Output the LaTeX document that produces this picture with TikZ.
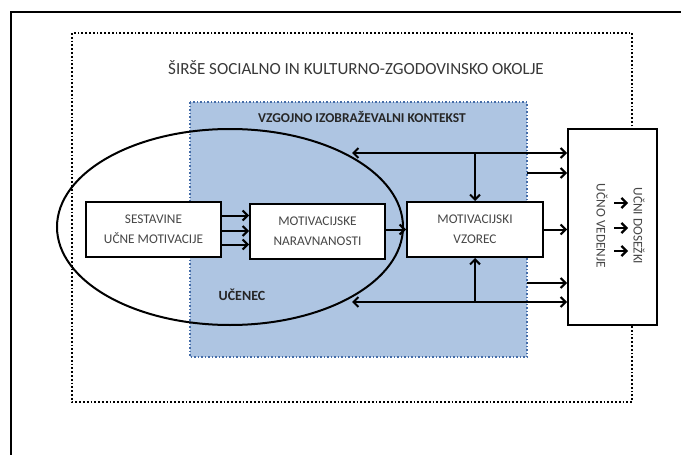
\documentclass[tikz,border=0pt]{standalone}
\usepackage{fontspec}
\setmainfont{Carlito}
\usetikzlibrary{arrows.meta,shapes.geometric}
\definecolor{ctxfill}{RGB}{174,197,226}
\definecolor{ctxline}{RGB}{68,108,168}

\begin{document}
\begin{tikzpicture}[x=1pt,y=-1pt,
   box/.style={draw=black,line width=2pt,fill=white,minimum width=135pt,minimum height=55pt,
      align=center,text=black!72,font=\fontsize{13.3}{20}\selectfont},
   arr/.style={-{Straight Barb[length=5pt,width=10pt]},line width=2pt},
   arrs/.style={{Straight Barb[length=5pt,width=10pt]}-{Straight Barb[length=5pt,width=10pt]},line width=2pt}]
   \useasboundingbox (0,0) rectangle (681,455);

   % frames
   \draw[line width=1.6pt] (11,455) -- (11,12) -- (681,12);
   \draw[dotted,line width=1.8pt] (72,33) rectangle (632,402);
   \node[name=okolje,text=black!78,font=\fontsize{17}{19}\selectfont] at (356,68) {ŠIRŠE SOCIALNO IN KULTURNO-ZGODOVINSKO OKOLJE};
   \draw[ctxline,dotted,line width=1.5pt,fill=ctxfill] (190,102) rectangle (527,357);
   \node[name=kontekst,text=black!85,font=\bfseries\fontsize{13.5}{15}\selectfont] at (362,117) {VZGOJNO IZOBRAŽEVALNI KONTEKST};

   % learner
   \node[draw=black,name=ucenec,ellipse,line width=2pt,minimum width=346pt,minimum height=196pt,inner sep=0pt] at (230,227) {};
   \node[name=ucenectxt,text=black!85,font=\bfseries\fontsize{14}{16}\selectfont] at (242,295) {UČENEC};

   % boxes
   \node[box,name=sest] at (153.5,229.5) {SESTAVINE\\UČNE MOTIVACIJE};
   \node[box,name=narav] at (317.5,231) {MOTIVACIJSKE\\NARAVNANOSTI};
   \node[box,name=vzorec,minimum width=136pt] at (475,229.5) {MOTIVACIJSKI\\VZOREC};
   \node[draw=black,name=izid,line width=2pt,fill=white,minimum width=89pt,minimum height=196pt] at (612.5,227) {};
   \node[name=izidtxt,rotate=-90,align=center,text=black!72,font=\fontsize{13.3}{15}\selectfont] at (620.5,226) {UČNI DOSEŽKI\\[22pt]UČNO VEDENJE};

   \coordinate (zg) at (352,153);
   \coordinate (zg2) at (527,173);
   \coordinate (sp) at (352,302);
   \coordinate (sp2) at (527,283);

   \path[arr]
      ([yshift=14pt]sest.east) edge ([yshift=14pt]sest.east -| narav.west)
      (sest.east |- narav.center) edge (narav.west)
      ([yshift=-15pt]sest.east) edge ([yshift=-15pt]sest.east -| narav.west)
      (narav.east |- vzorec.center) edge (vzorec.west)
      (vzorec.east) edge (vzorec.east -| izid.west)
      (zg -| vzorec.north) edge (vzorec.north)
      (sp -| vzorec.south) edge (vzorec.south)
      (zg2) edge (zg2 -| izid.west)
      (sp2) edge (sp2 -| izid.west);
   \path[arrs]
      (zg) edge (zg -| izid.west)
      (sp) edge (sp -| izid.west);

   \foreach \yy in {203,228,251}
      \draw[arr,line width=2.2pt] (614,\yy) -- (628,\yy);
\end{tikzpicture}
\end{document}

○ ○ ○ ○ ○

### AIM OF THE EXERCISE
From the data above, write out everything exactly except the pictures.

### COMPLETED EXERCISE
Output the LaTeX document that produces this picture with TikZ.
\documentclass[tikz,border=0pt]{standalone}
\usepackage{fontspec}
\setmainfont{Carlito}
\usetikzlibrary{arrows.meta,shapes.geometric}
\definecolor{ctxfill}{RGB}{174,197,226}
\definecolor{ctxline}{RGB}{68,108,168}

\begin{document}
\begin{tikzpicture}[x=1pt,y=-1pt,
   box/.style={draw=black,line width=2pt,fill=white,minimum width=135pt,minimum height=55pt,
      align=center,text=black!72,font=\fontsize{13.3}{20}\selectfont},
   arr/.style={-{Straight Barb[length=5pt,width=10pt]},line width=2pt},
   arrs/.style={{Straight Barb[length=5pt,width=10pt]}-{Straight Barb[length=5pt,width=10pt]},line width=2pt}]
   \useasboundingbox (0,0) rectangle (681,455);

   % frames
   \draw[line width=1.6pt] (11,455) -- (11,12) -- (681,12);
   \draw[dotted,line width=1.8pt] (72,33) rectangle (632,402);
   \node[name=okolje,text=black!78,font=\fontsize{17}{19}\selectfont] at (356,68) {ŠIRŠE SOCIALNO IN KULTURNO-ZGODOVINSKO OKOLJE};
   \draw[ctxline,dotted,line width=1.5pt,fill=ctxfill] (190,102) rectangle (527,357);
   \node[name=kontekst,text=black!85,font=\bfseries\fontsize{13.5}{15}\selectfont] at (362,117) {VZGOJNO IZOBRAŽEVALNI KONTEKST};

   % learner
   \node[draw=black,name=ucenec,ellipse,line width=2pt,minimum width=346pt,minimum height=196pt,inner sep=0pt] at (230,227) {};
   \node[name=ucenectxt,text=black!85,font=\bfseries\fontsize{14}{16}\selectfont] at (242,295) {UČENEC};

   % boxes
   \node[box,name=sest] at (153.5,229.5) {SESTAVINE\\UČNE MOTIVACIJE};
   \node[box,name=narav] at (317.5,231) {MOTIVACIJSKE\\NARAVNANOSTI};
   \node[box,name=vzorec,minimum width=136pt] at (475,229.5) {MOTIVACIJSKI\\VZOREC};
   \node[draw=black,name=izid,line width=2pt,fill=white,minimum width=89pt,minimum height=196pt] at (612.5,227) {};
   \node[name=izidtxt,rotate=-90,align=center,text=black!72,font=\fontsize{13.3}{15}\selectfont] at (620.5,226) {UČNI DOSEŽKI\\[22pt]UČNO VEDENJE};

   \coordinate (zg) at (352,153);
   \coordinate (zg2) at (527,173);
   \coordinate (sp) at (352,302);
   \coordinate (sp2) at (527,283);

   \path[arr]
      ([yshift=14pt]sest.east) edge ([yshift=14pt]sest.east -| narav.west)
      (sest.east |- narav.center) edge (narav.west)
      ([yshift=-15pt]sest.east) edge ([yshift=-15pt]sest.east -| narav.west)
      (narav.east |- vzorec.center) edge (vzorec.west)
      (vzorec.east) edge (vzorec.east -| izid.west)
      (zg -| vzorec.north) edge (vzorec.north)
      (sp -| vzorec.south) edge (vzorec.south)
      (zg2) edge (zg2 -| izid.west)
      (sp2) edge (sp2 -| izid.west);
   \path[arrs]
      (zg) edge (zg -| izid.west)
      (sp) edge (sp -| izid.west);

   \foreach \yy in {203,228,251}
      \draw[arr,line width=2.2pt] (614,\yy) -- (628,\yy);
\end{tikzpicture}
\end{document}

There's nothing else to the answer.